▶ **Aim of the exercise**
Return the material exactly, first line through the line containing "5.26, 5.27, 5.27]", and nothing more. Pictures stay out.

▶ **Supplied material**
==========
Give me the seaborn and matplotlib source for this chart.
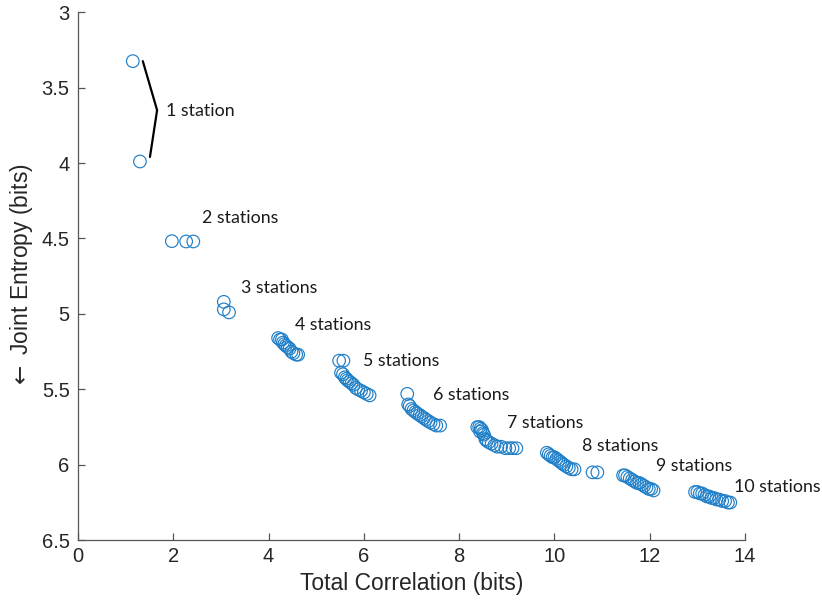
import numpy as np
import pandas as pd
import matplotlib
matplotlib.use("Agg")
import matplotlib.pyplot as plt
import seaborn as sns

# Total correlation / joint entropy for the best station subsets of each size
tc_1 = [1.15, 1.30]
h_1 = [3.325, 3.99]

tc_2 = [1.97, 2.27, 2.42]
h_2 = [4.518, 4.52, 4.52]

tc_3 = [3.06, 3.06, 3.17]
h_3 = [4.92, 4.97, 4.99]

tc_4 = [4.20, 4.24, 4.28, 4.30, 4.33, 4.36, 4.40, 4.44, 4.48, 4.52, 4.58, 4.62]
h_4 = [5.16, 5.17, 5.17, 5.19, 5.20, 5.21, 5.22, 5.23, 5.25, 5.26, 5.27, 5.27]

tc_5 = [5.48, 5.57, 5.52, 5.56, 5.60, 5.63, 5.66, 5.70, 5.74, 5.78, 5.83, 5.88,
        5.94, 6.00, 6.06, 6.12]
h_5 = [5.31, 5.31, 5.39, 5.40, 5.42, 5.43, 5.44, 5.45, 5.46, 5.47, 5.49, 5.50,
       5.51, 5.52, 5.53, 5.54]

tc_6 = [6.91, 6.93, 6.96, 7.00, 7.04, 7.08, 7.12, 7.17, 7.21, 7.26, 7.30, 7.35,
        7.40, 7.46, 7.52, 7.60]
h_6 = [5.53, 5.60, 5.61, 5.63, 5.64, 5.65, 5.66, 5.67, 5.68, 5.69, 5.70, 5.71,
       5.72, 5.73, 5.74, 5.74]

tc_7 = [8.38, 8.42, 8.45, 8.48, 8.50, 8.44, 8.52, 8.55, 8.58, 8.62, 8.68, 8.74,
        8.80, 8.88, 8.97, 9.05, 9.12, 9.20]
h_7 = [5.75, 5.75, 5.76, 5.77, 5.79, 5.78, 5.80, 5.83, 5.84, 5.85, 5.86, 5.87,
       5.88, 5.88, 5.89, 5.89, 5.89, 5.89]

tc_8 = [9.84, 9.88, 9.92, 9.96, 10.00, 10.04, 10.08, 10.12, 10.16, 10.20, 10.25,
        10.30, 10.36, 10.42, 10.80, 10.90]
h_8 = [5.92, 5.93, 5.94, 5.95, 5.95, 5.96, 5.97, 5.98, 5.99, 6.00, 6.01,
       6.02, 6.03, 6.03, 6.05, 6.05]

tc_9 = [11.44, 11.48, 11.53, 11.58, 11.63, 11.68, 11.73, 11.78, 11.83, 11.88,
        11.93, 11.98, 12.03, 12.08]
h_9 = [6.07, 6.07, 6.08, 6.09, 6.10, 6.11, 6.12, 6.12, 6.13, 6.14,
       6.15, 6.16, 6.16, 6.17]

tc_10 = [12.95, 13.00, 13.05, 13.10, 13.15, 13.20, 13.25, 13.30, 13.35, 13.40,
         13.46, 13.52, 13.58, 13.64, 13.69]
h_10 = [6.18, 6.18, 6.19, 6.19, 6.20, 6.21, 6.21, 6.22, 6.22, 6.23,
        6.23, 6.24, 6.24, 6.25, 6.25]

group_labels = ["1 station", "2 stations", "3 stations", "4 stations", "5 stations",
                "6 stations", "7 stations", "8 stations", "9 stations", "10 stations"]
label_x = [1.85, 2.60, 3.42, 4.555, 5.98, 7.45, 9.00, 10.58, 12.13, 13.77]
label_y = [3.656, 4.365, 4.83, 5.075, 5.31, 5.54, 5.725, 5.877, 6.01, 6.15]

# bracket joining the two single-station points
bracket_x = [1.36, 1.66, 1.51]
bracket_y = [3.325, 3.65, 3.96]

x_ticks = [0, 2, 4, 6, 8, 10, 12, 14]
y_ticks = [3, 3.5, 4, 4.5, 5, 5.5, 6, 6.5]

tcs = [tc_1, tc_2, tc_3, tc_4, tc_5, tc_6, tc_7, tc_8, tc_9, tc_10]
hs = [h_1, h_2, h_3, h_4, h_5, h_6, h_7, h_8, h_9, h_10]
df = pd.DataFrame({
    "tc": np.concatenate(tcs),
    "h": np.concatenate(hs),
    "n": np.concatenate([[i + 1] * len(t) for i, t in enumerate(tcs)]),
})

sns.set_theme(style="white")
plt.rcParams["font.family"] = ["Liberation Sans", "DejaVu Sans"]
plt.rcParams["mathtext.fontset"] = "dejavusans"

fig = plt.figure(figsize=(8.22, 6.05), dpi=100)
ax = fig.add_axes([0.0949, 0.107, 0.8115, 0.873])

blue = "#1f7fc8"
sns.scatterplot(data=df, x="tc", y="h", ax=ax, marker="o", s=82,
                facecolors="none", edgecolor=blue, linewidth=0.85, legend=False)

ax.plot(bracket_x, bracket_y, color="black", lw=1.6)

for txt, lx, ly in zip(group_labels, label_x, label_y):
    ax.text(lx, ly, txt, fontsize=12.8, family=["Lato", "DejaVu Sans"],
            color="#1a1a1a", ha="left", va="center")

ax.set_xlim(0, 14)
ax.set_ylim(6.5, 3)
ax.set_xticks(x_ticks)
ax.set_yticks(y_ticks)
ax.set_xticklabels([f"{v:g}" for v in x_ticks])
ax.set_yticklabels([f"{v:g}" for v in y_ticks])

axis_col = "#262626"
for side in ["top", "right"]:
    ax.spines[side].set_visible(False)
for side in ["left", "bottom"]:
    ax.spines[side].set_color("#555555")
    ax.spines[side].set_linewidth(0.9)
ax.tick_params(direction="in", length=5, width=0.9, color="#555555",
               labelsize=14.5, labelcolor=axis_col, left=True, bottom=True)
ax.tick_params(axis="x", pad=5)
ax.tick_params(axis="y", pad=6)

ax.set_xlabel("Total Correlation (bits)", fontsize=16.5, color=axis_col, labelpad=4)
ax.set_ylabel(r"$\leftarrow$ Joint Entropy (bits)", fontsize=16.5, color=axis_col,
              labelpad=5)

fig.savefig("out.png", dpi=100)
==========
▶ **The output**
Give me the seaborn and matplotlib source for this chart.
import numpy as np
import pandas as pd
import matplotlib
matplotlib.use("Agg")
import matplotlib.pyplot as plt
import seaborn as sns

# Total correlation / joint entropy for the best station subsets of each size
tc_1 = [1.15, 1.30]
h_1 = [3.325, 3.99]

tc_2 = [1.97, 2.27, 2.42]
h_2 = [4.518, 4.52, 4.52]

tc_3 = [3.06, 3.06, 3.17]
h_3 = [4.92, 4.97, 4.99]

tc_4 = [4.20, 4.24, 4.28, 4.30, 4.33, 4.36, 4.40, 4.44, 4.48, 4.52, 4.58, 4.62]
h_4 = [5.16, 5.17, 5.17, 5.19, 5.20, 5.21, 5.22, 5.23, 5.25, 5.26, 5.27, 5.27]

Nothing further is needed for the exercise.